No ha sido suficiente que el Gobierno haya catalogado la renuncia del hoy exembajador Urrutia como un acto caballeroso para tapar una nueva vergüenza nacional ocasionada por la naturaleza de nuestros diplomáticos, o mejor aún, por la forma como se maneja la diplomacia en Colombia. Solo cuando importantes medios de comunicación estadounidenses plantearon el escándalo donde se veía involucrado nuestro representante en ese país, el señor embajador Urrutia decidió presentar su renuncia. Mientras tanto, el Gobierno no se pronunció ni en público ni en privado, obviamente no le pidieron la renuncia, y el señor Urrutia trató de salirse por la tangente.
No es la primera vez que los representantes plenipotenciarios de un Presidente de la República se ven involucrados en problemas de esta naturaleza. Y la razón de fondo nace por la manera como se maneja nuestra representación en el exterior, no solo en este sino en muchos de nuestros gobiernos. El colmo de los colmos se dio precisamente en el período del presidente Uribe. En esa larga Administración, la situación era más grave porque los diplomáticos llegaban a los países donde nos iban a representar ya cargados de escándalos. Para los que hemos vivido en Chile y conocemos esa sociedad, resultó imperdonable el caso de Salvador Arana, hoy en la cárcel. Este fue solo uno de los hechos similares que hablan muy mal de la diplomacia colombiana. Los países se ofenden y consideran que los subestiman cuando mandan representantes cuestionados por la justicia colombiana o cuando nuestro embajador, por distinguido que sea, termina en medio de un escándalo nacional. Imagínense que pensarán de nosotros los gringos. Una república bananera, y nosotros aquí, dándonoslas de gran potencial mundial.
En el período 2006-2010 se dieron fuertes debates en la Comisión Segunda del Senado —que en esa época era "el basurero" a donde nos mandaban a los senadores novatos— sobre el amiguismo, la falta de criterio para nombrar a nuestros diplomáticos, sobre el error de despreciar a los funcionarios de carrera, y sobre todo, sobre la necesidad de quitarle la nómina al Palacio de Nariño.
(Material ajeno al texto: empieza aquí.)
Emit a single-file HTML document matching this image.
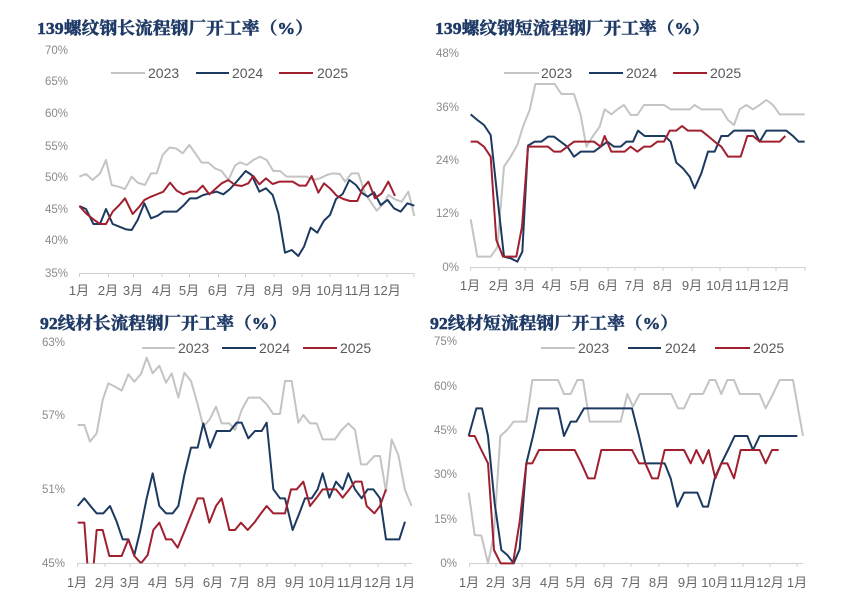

Nadie se opone a que se nombren algunos embajadores políticos, cuando esos cumplan los requisitos, pero no simplemente por ser "distinguidos" o amigos del presidente. Tampoco es válido ni aceptable el criterio usado por muchos de nuestros gobiernos de usar estos nombramientos como pago por servicios prestados. Eso lleva a casos conocidos, en donde los nombrados creen que se fueron de vacaciones o para que la señora compre todo lo que ha soñado sin impuestos.
Un país que cree que se está globalizando, que necesita que su imagen en el exterior sea respetada, no puede seguir manejando su representación en el exterior de esta manera tan folclórica. Nadie está pidiendo que de un día para otro nuestro Ministerio de Relaciones Exteriores se convierta en otra Itamaratí, la Cancillería brasilera, pero sí que por lo menos se muestre una mayor valoración de nuestra representación diplomática y respeto por los países a donde van. Estados Unidos también nombra embajadores políticos, y algunos amigos del presidente de turno, que también la embarran, pero por lo menos les exigen que hablen el idioma local, aún en los Países Bajos donde aprender holandés no es nada fácil. Aquí, ni eso. Casos se han visto como en la China, donde en cierto momento el único que hablaba perfectamente el mandarín era el empleado de más bajo nivel de la Embajada.
Que este último episodio, la salida del embajador, además alegremente catalogado por nuestra canciller como algo que "no afecta la imagen de Colombia", no se siga repitiendo porque la verdad, es que sí afecta y mucho. Ahora que nadie —ni en Colombia ni en el resto del mundo—podrá ignorar los horrores que ha vivido este país, no le sumemos a esta triste realidad la vergüenza de tener una diplomacia, que con honrosas excepciones, se ve involucrada en graves escándalos.